Questo sito presenta cinque cataloghi sulle pratiche artistiche che hanno accompagnato la rivoluzione basagliana a Trieste: fotografia, arte urbana, teatro, arti visive e design. Ogni catalogo raccoglie una selezione di immagini, testi e video tratti dal fondo Oltre Il Giardino. Potete inoltre ascoltare alcuni estratti dei laboratori di storia orale organizzati da Palinsesto Basagliano, in collaborazione con la Cooperativa Sociale La Collina e con il finanziamento della Real Academia de España en Roma

Nel cinquantenario dell’arrivo di Franco Basaglia all’Ospedale Psichiatrico Provinciale di Trieste (1971), momento centrale del movimento italiano di critica istituzionale e psichiatrica, questo progetto propone di costituire un mosaico delle pratiche artistiche protagoniste di questo percorso, per interrogarle a partire dalle contraddizioni e dalle sfide del nostro presente. La pratica artistica è stata un elemento fondamentale nei processi di liberazione delle persone internate a Trieste e nell’affermazione del loro pieno diritto di cittadinanza. Oggi può essere lo strumento per riprendere questa storia, utile non solo come memoria, ma come catalogo di pratiche e strategie per sfidare questo presente, troppo spesso raccontatoci come tempo immutabile.

Il movimento basagliano, il cui tratto distintivo è stata l’invenzione di istituzioni espressive contro ogni istituzione totale, ha rappresentato un processo fondamentale di liberazione del ventesimo secolo, partito dallo smantellamento del manicomio e ancora vivo nello sviluppo quotidiano di un modello urbano di salute la cui importanza è riconosciuta a livello globale.

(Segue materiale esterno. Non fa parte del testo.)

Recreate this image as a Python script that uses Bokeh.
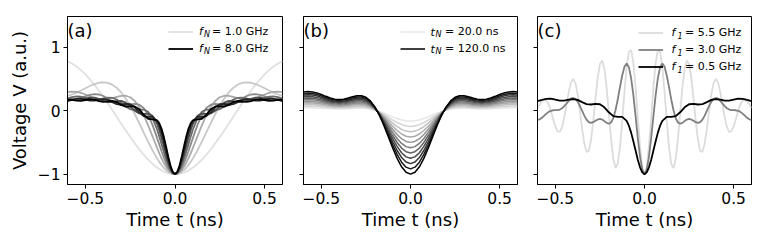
from bokeh.plotting import figure
from bokeh.layouts import row
from bokeh.models import Range1d, FixedTicker, Legend, LegendItem, Label, CustomLabelingPolicy
from bokeh.embed import file_html
from bokeh.resources import INLINE

# ---------------- data (half curves, t >= 0; the reference is symmetric in t) -------------
# panel (a): f_N = 1 ... 8 GHz
t_a = [0, 0.0125, 0.025, 0.0375, 0.05, 0.0625, 0.075, 0.0875, 0.1, 0.125, 0.15, 0.175, 0.2,
       0.225, 0.25, 0.275, 0.3, 0.325, 0.35, 0.375, 0.4, 0.425, 0.45, 0.475, 0.5, 0.525, 0.55,
       0.575, 0.6]
fN_labels = [1.0, 2.0, 3.0, 4.0, 5.0, 6.0, 7.0, 8.0]
v_fN1 = [-1, -0.998, -0.993, -0.985, -0.973, -0.959, -0.941, -0.919, -0.896, -0.839, -0.771, -0.693, -0.607, -0.513, -0.414, -0.310, -0.203, -0.095, 0.013, 0.120, 0.223, 0.321, 0.413, 0.498, 0.575, 0.642, 0.699, 0.746, 0.782]
v_fN2 = [-1, -0.996, -0.983, -0.963, -0.934, -0.899, -0.856, -0.806, -0.751, -0.626, -0.487, -0.340, -0.192, -0.050, 0.081, 0.195, 0.290, 0.362, 0.413, 0.441, 0.450, 0.443, 0.422, 0.392, 0.357, 0.321, 0.287, 0.258, 0.236]
v_fN3 = [-1, -0.992, -0.970, -0.934, -0.884, -0.823, -0.751, -0.672, -0.586, -0.406, -0.228, -0.067, 0.063, 0.157, 0.214, 0.238, 0.237, 0.221, 0.201, 0.184, 0.178, 0.184, 0.202, 0.229, 0.258, 0.283, 0.299, 0.304, 0.296]
v_fN4 = [-1, -0.988, -0.954, -0.899, -0.825, -0.737, -0.638, -0.533, -0.427, -0.226, -0.064, 0.044, 0.098, 0.110, 0.100, 0.088, 0.090, 0.111, 0.149, 0.194, 0.234, 0.258, 0.264, 0.252, 0.230, 0.207, 0.191, 0.187, 0.194]
v_fN5 = [-1, -0.984, -0.935, -0.859, -0.761, -0.647, -0.527, -0.407, -0.295, -0.116, -0.014, 0.020, 0.017, 0.011, 0.027, 0.070, 0.127, 0.178, 0.206, 0.207, 0.192, 0.175, 0.171, 0.182, 0.203, 0.222, 0.227, 0.216, 0.194]
v_fN6 = [-1, -0.978, -0.915, -0.816, -0.694, -0.560, -0.427, -0.305, -0.204, -0.080, -0.044, -0.049, -0.041, 0.003, 0.070, 0.129, 0.157, 0.153, 0.139, 0.138, 0.159, 0.188, 0.209, 0.208, 0.191, 0.173, 0.168, 0.177, 0.189]
v_fN7 = [-1, -0.972, -0.892, -0.771, -0.627, -0.479, -0.344, -0.235, -0.158, -0.096, -0.097, -0.083, -0.023, 0.055, 0.104, 0.111, 0.100, 0.106, 0.137, 0.172, 0.186, 0.176, 0.161, 0.162, 0.178, 0.192, 0.189, 0.171, 0.155]
v_fN8 = [-1, -0.965, -0.867, -0.725, -0.563, -0.409, -0.283, -0.197, -0.150, -0.135, -0.125, -0.062, 0.024, 0.070, 0.069, 0.066, 0.094, 0.138, 0.158, 0.150, 0.141, 0.153, 0.176, 0.184, 0.171, 0.157, 0.160, 0.172, 0.172]

# panel (b): t_N = 20 ... 120 ns
t_b = [0, 0.025, 0.05, 0.075, 0.1, 0.125, 0.15, 0.175, 0.2, 0.225, 0.25, 0.275, 0.3, 0.325,
       0.35, 0.375, 0.4, 0.425, 0.45, 0.475, 0.5, 0.525, 0.55, 0.575, 0.6]
tN_labels = [20.0, 30.0, 40.0, 50.0, 60.0, 70.0, 80.0, 90.0, 100.0, 110.0, 120.0]
v_tN20 = [-0.163, -0.158, -0.144, -0.122, -0.096, -0.066, -0.037, -0.011, 0.010, 0.026, 0.035, 0.039, 0.039, 0.036, 0.033, 0.030, 0.029, 0.030, 0.033, 0.037, 0.042, 0.046, 0.049, 0.050, 0.048]
v_tN30 = [-0.247, -0.240, -0.218, -0.185, -0.145, -0.100, -0.056, -0.017, 0.016, 0.039, 0.053, 0.059, 0.059, 0.055, 0.050, 0.045, 0.044, 0.045, 0.050, 0.057, 0.064, 0.070, 0.074, 0.075, 0.073]
v_tN40 = [-0.330, -0.320, -0.292, -0.248, -0.193, -0.134, -0.075, -0.022, 0.021, 0.052, 0.071, 0.079, 0.078, 0.073, 0.066, 0.061, 0.059, 0.061, 0.067, 0.076, 0.085, 0.093, 0.099, 0.100, 0.098]
v_tN50 = [-0.414, -0.402, -0.366, -0.311, -0.243, -0.168, -0.094, -0.028, 0.026, 0.065, 0.089, 0.099, 0.098, 0.091, 0.083, 0.076, 0.074, 0.076, 0.084, 0.095, 0.107, 0.117, 0.124, 0.126, 0.123]
v_tN60 = [-0.498, -0.483, -0.440, -0.374, -0.292, -0.202, -0.114, -0.033, 0.031, 0.078, 0.107, 0.119, 0.118, 0.110, 0.100, 0.092, 0.089, 0.092, 0.101, 0.114, 0.128, 0.141, 0.149, 0.151, 0.147]
v_tN70 = [-0.582, -0.565, -0.514, -0.437, -0.341, -0.236, -0.133, -0.039, 0.037, 0.091, 0.125, 0.139, 0.138, 0.129, 0.117, 0.107, 0.104, 0.107, 0.118, 0.133, 0.150, 0.165, 0.174, 0.177, 0.172]
v_tN80 = [-0.665, -0.645, -0.588, -0.499, -0.390, -0.270, -0.152, -0.045, 0.042, 0.104, 0.142, 0.158, 0.158, 0.147, 0.134, 0.122, 0.118, 0.122, 0.134, 0.152, 0.172, 0.188, 0.199, 0.202, 0.197]
v_tN90 = [-0.749, -0.727, -0.662, -0.562, -0.439, -0.304, -0.171, -0.050, 0.047, 0.118, 0.160, 0.178, 0.178, 0.166, 0.151, 0.138, 0.133, 0.138, 0.151, 0.172, 0.193, 0.212, 0.224, 0.228, 0.222]
v_tN100 = [-0.833, -0.808, -0.736, -0.626, -0.488, -0.338, -0.190, -0.056, 0.052, 0.131, 0.178, 0.198, 0.197, 0.184, 0.167, 0.153, 0.148, 0.153, 0.168, 0.191, 0.215, 0.236, 0.249, 0.253, 0.247]
v_tN110 = [-0.916, -0.889, -0.810, -0.688, -0.537, -0.372, -0.209, -0.061, 0.058, 0.144, 0.196, 0.218, 0.217, 0.202, 0.184, 0.169, 0.163, 0.169, 0.185, 0.210, 0.236, 0.259, 0.274, 0.278, 0.271]
v_tN120 = [-1, -0.970, -0.884, -0.751, -0.586, -0.406, -0.228, -0.067, 0.063, 0.157, 0.214, 0.238, 0.237, 0.221, 0.201, 0.184, 0.178, 0.184, 0.202, 0.229, 0.258, 0.283, 0.299, 0.304, 0.296]

# panel (c): f_1 = 5.5, 3.0, 0.5 GHz
t_c = [0, 0.0125, 0.025, 0.0375, 0.05, 0.0625, 0.075, 0.0875, 0.1, 0.1125, 0.125, 0.1375, 0.15,
       0.1625, 0.175, 0.1875, 0.2, 0.2125, 0.225, 0.2375, 0.25, 0.2625, 0.275, 0.2875, 0.3,
       0.3125, 0.325, 0.3375, 0.35, 0.3625, 0.375, 0.3875, 0.4, 0.4125, 0.425, 0.4375, 0.45,
       0.4625, 0.475, 0.4875, 0.5, 0.5125, 0.525, 0.5375, 0.55, 0.5625, 0.575, 0.5875, 0.6]
f1_labels = [5.5, 3.0, 0.5]
v_f1_55 = [-1, -0.882, -0.558, -0.105, 0.371, 0.754, 0.958, 0.935, 0.694, 0.297, -0.161, -0.572, -0.837, -0.904, -0.758, -0.442, -0.036, 0.365, 0.664, 0.796, 0.740, 0.517, 0.188, -0.166, -0.461, -0.632, -0.648, -0.516, -0.277, 0.006, 0.265, 0.442, 0.503, 0.445, 0.294, 0.094, -0.105, -0.256, -0.332, -0.324, -0.247, -0.128, -0.001, 0.103, 0.165, 0.179, 0.153, 0.102, 0.045]
v_f1_30 = [-1, -0.928, -0.726, -0.428, -0.084, 0.248, 0.517, 0.689, 0.746, 0.694, 0.558, 0.374, 0.180, 0.009, -0.115, -0.184, -0.204, -0.190, -0.162, -0.138, -0.128, -0.137, -0.158, -0.180, -0.190, -0.177, -0.138, -0.075, 0.002, 0.080, 0.146, 0.189, 0.203, 0.191, 0.158, 0.115, 0.073, 0.040, 0.020, 0.011, 0.010, 0.009, 0.001, -0.016, -0.044, -0.077, -0.110, -0.134, -0.143]
v_f1_05 = [-1, -0.972, -0.892, -0.771, -0.627, -0.479, -0.344, -0.235, -0.158, -0.096, -0.097, -0.083, -0.023, 0.055, 0.104, 0.111, 0.100, 0.106, 0.137, 0.172, 0.186, 0.176, 0.161, 0.162, 0.178, 0.192, 0.189, 0.171, 0.155]

x_ticks = [-0.5, 0.0, 0.5]
x_tick_text = ["\u22120.5", "0.0", "0.5"]
y_ticks = [-1, 0, 1]
y_tick_text = ["\u22121", "0", "1"]

# ---------------- styling ----------------
FONT = "DejaVu Sans"
LEG_FS = "11px"
SUB_FS = "8px"
greys_a = ["#e0e0e0", "#c8c8c8", "#aaaaaa", "#8c8c8c", "#6c6c6c", "#4c4c4c", "#262626", "#000000"]
greys_b = ["#e6e6e6", "#d4d4d4", "#c0c0c0", "#aaaaaa", "#939393", "#7b7b7b", "#636363", "#4b4b4b", "#333333", "#1a1a1a", "#000000"]
cols_c = ["#dcdcdc", "#7f7f7f", "#000000"]
HIDE_LABELS = "for (const i of indices) { indices.unset(i) }\nreturn indices"


def mirror(ts, vs):
    return [-t for t in ts[:0:-1]] + list(ts), list(vs[:0:-1]) + list(vs)


def make_fig(width, bl, br, ylabels):
    p = figure(width=width, height=248, x_range=Range1d(-0.6, 0.6), y_range=Range1d(-1.163, 1.489),
               output_backend="svg", toolbar_location=None,
               min_border_left=bl, min_border_right=br, min_border_top=16, min_border_bottom=64)
    p.grid.visible = False
    p.outline_line_color = "black"
    p.outline_line_width = 1
    for ax in (p.xaxis[0], p.yaxis[0]):
        ax.axis_line_color = "black"
        ax.major_tick_in = 0
        ax.major_tick_out = 4
        ax.minor_tick_line_color = None
        ax.major_label_text_font = FONT
        ax.major_label_text_font_size = "15.5px"
        ax.major_label_text_color = "black"
        ax.axis_label_text_font = FONT
        ax.axis_label_text_font_size = "18px"
        ax.axis_label_text_font_style = "normal"
        ax.axis_label_text_color = "black"
    p.xaxis.ticker = FixedTicker(ticks=x_ticks)
    p.xaxis.major_label_overrides = {k: v for k, v in zip(x_ticks, x_tick_text)}
    p.xaxis.major_label_standoff = 3
    p.xaxis.axis_label = "Time t (ns)"
    p.xaxis.axis_label_standoff = 2
    p.yaxis.ticker = FixedTicker(ticks=y_ticks)
    if ylabels:
        p.yaxis.major_label_overrides = {k: v for k, v in zip(y_ticks, y_tick_text)}
        p.yaxis.axis_label = "Voltage V (a.u.)"
        p.yaxis.major_label_standoff = 3
        p.yaxis.axis_label_standoff = 5
    else:
        # ticks without labels (as in the reference's panels b and c)
        p.yaxis.major_label_policy = CustomLabelingPolicy(code=HIDE_LABELS)
        p.yaxis.major_label_text_font_size = "1px"
        p.yaxis.major_label_standoff = 0
    return p


def add_legend(p, items, x, ytop, sym_dx, sub_dx, standoff, sym, sub, texts):
    leg = Legend(items=[LegendItem(label=txt, renderers=[r]) for r, txt in zip(items, texts)],
                 location=(x, ytop - 17 * len(items)), glyph_width=25, glyph_height=17,
                 label_height=17, label_standoff=standoff, padding=0, margin=0, spacing=0,
                 background_fill_alpha=0, border_line_alpha=0, label_text_color="black",
                 label_text_font=FONT, label_text_font_size=LEG_FS, label_text_baseline="middle")
    p.add_layout(leg)
    for i in range(len(items)):
        yc = ytop - 8.5 - 17 * i
        p.add_layout(Label(x=x + sym_dx, y=yc, x_units="screen", y_units="screen", text=sym,
                           text_font=FONT, text_font_size=LEG_FS, text_font_style="italic",
                           text_baseline="middle", text_color="black"))
        p.add_layout(Label(x=x + sub_dx, y=yc - 2.5, x_units="screen", y_units="screen", text=sub,
                           text_font=FONT, text_font_size=SUB_FS, text_font_style="italic",
                           text_baseline="middle", text_color="black"))


def panel_label(p, txt):
    p.add_layout(Label(x=0, y=154, x_units="screen", y_units="screen", text=txt,
                       text_font=FONT, text_font_size="18px", text_baseline="middle",
                       text_color="black"))


# ---- panel (a)
pa = make_fig(292, 67, 10, True)
va = [v_fN1, v_fN2, v_fN3, v_fN4, v_fN5, v_fN6, v_fN7, v_fN8]
ra = []
for v, c in zip(va, greys_a):
    xs, ys = mirror(t_a, v)
    ra.append(pa.line(xs, ys, line_color=c, line_width=1.8))
add_legend(pa, [ra[0], ra[-1]], 101, 161.5, 30.5, 35.5, 19, "f", "N",
           ["= %.1f GHz" % fN_labels[0], "= %.1f GHz" % fN_labels[-1]])
panel_label(pa, "(a)")

# ---- panel (b)
pb = make_fig(235, 11, 10, False)
vb = [v_tN20, v_tN30, v_tN40, v_tN50, v_tN60, v_tN70, v_tN80, v_tN90, v_tN100, v_tN110, v_tN120]
rb = []
for v, c in zip(vb, greys_b):
    xs, ys = mirror(t_b, v)
    rb.append(pb.line(xs, ys, line_color=c, line_width=1.5))
add_legend(pb, [rb[0], rb[-1]], 97, 160.8, 30, 35, 20, "t", "N",
           ["= %.1f ns" % tN_labels[0], "= %.1f ns" % tN_labels[-1]])
panel_label(pb, "(b)")

# ---- panel (c)
pc = make_fig(233, 10, 9, False)
rc = []
for (tt, v), c in zip([(t_c, v_f1_55), (t_c, v_f1_30), (t_a, v_f1_05)], cols_c):
    xs, ys = mirror(tt, v)
    rc.append(pc.line(xs, ys, line_color=c, line_width=1.8))
add_legend(pc, rc, 101, 160.2, 33, 39, 22, "f", "1", ["= %.1f GHz" % f for f in f1_labels])
panel_label(pc, "(c)")

layout = row(pa, pb, pc, spacing=0)
open("out.html", "w").write(file_html(layout, INLINE))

Oltre la psichiatria e la medicina, il modello triestino rappresenta un riferimento fondamentale per le differenti generazioni della critica istituzionale nell’arte e nella cultura e più in generale nel welfare, in quanto definisce l’istituzione come trama sociale, storica e materiale, la cui incidenza non è solo disciplinare (medica, estetica, assistenziale per esempio), ma propriamente politica e soprattutto soggettiva. Un’istituzione da sfidare e cambiare, ogni giorno.

Inventare Istituzioni

All’internato non viene offerta altra alternativa oltre la sottomissione al medico e, quindi, la condizione di colonizzato. Deve diventare un corpo istituzionalizzato, che è vissuto e si vive come oggetto. Fino a quando comincerà a essere definito nelle cartelle cliniche «ben adattato all’ambiente, collaborativo, ordinato nella persona»: allora sarà definitivamente sancita la sua condizione di soggetto passivo che esiste solo come numero. Questa la carriera del malato di mente nel manicomio. 

Oltre il Giardino

A Trieste ho avuto la fortuna di vivere un grande momento. E forse ancor prima di capire che cosa stesse accadendo, posso dire di averlo vissuto, il cambiamento. E senza avere il tempo di capire, sono entrato sulla scena di un teatro totale. È stato quando Giuliano Scabia è arrivato a San Giovanni. Nel primo padiglione che si svuota – segno tangibile del cambiamento in atto – si costruisce il cavallo azzurro di legno e cartapesta. Si chiamerà Marco Cavallo.

Singolarità Molteplici

L’ Accademia della Follia non parla piú di “teatro”.  Parla di Accademia, dove si impara, si studia, si insegna, si cerca e si elabora. E di Follia di cui noi siamo portatori, ma vorremmo cominciare a fantasticarci funambolici ricercatori. L’Accademia apre alla Follia. Non più in trincea nel sanguinolento corpo a corpo col nemico metadone, la psicosi, l’anoressia, lame rotanti e spade di fuoco, ma nel trascendentale tu per tu con Dio, metà fisico e metà mistico. Un po’ di teoria della follia per creare una strategia.

Entrare Fuori

La naturalezza di cui parliamo è l’equilibrio perennemente messo in crisi tra ciò che nel­lo discussione dei tecnici viene considerato “tera­peutico” e ciò che, nelle voglie, nei vuoti di tempo e di attività “normali’, nelle scelte di vita e di rappre­sentazione di sé, nella ricerca di senso e di bellezza, nelle pause con il mondo e i suoi riti ripetuti, viene considerato dai protagonisti come “terapeutico”. 

Il Diritto al Bello

Portare qualità e bellezza dove non è prevista, creare spazi connessi con i corpi, le teste, il cuore, l’immaginazione delle persone che li useranno. Inserire la dignità tra gli elementi del progetto. Non tener conto delle concrete possibilità e andare oltre la miseria del reale. Rovesciare territori emarginati di confine in zone libere, stimolanti creatività e sperimentazione, legare qualità del lavoro e qualità degli oggetti e fare di tutto questo qualcosa di produttivo.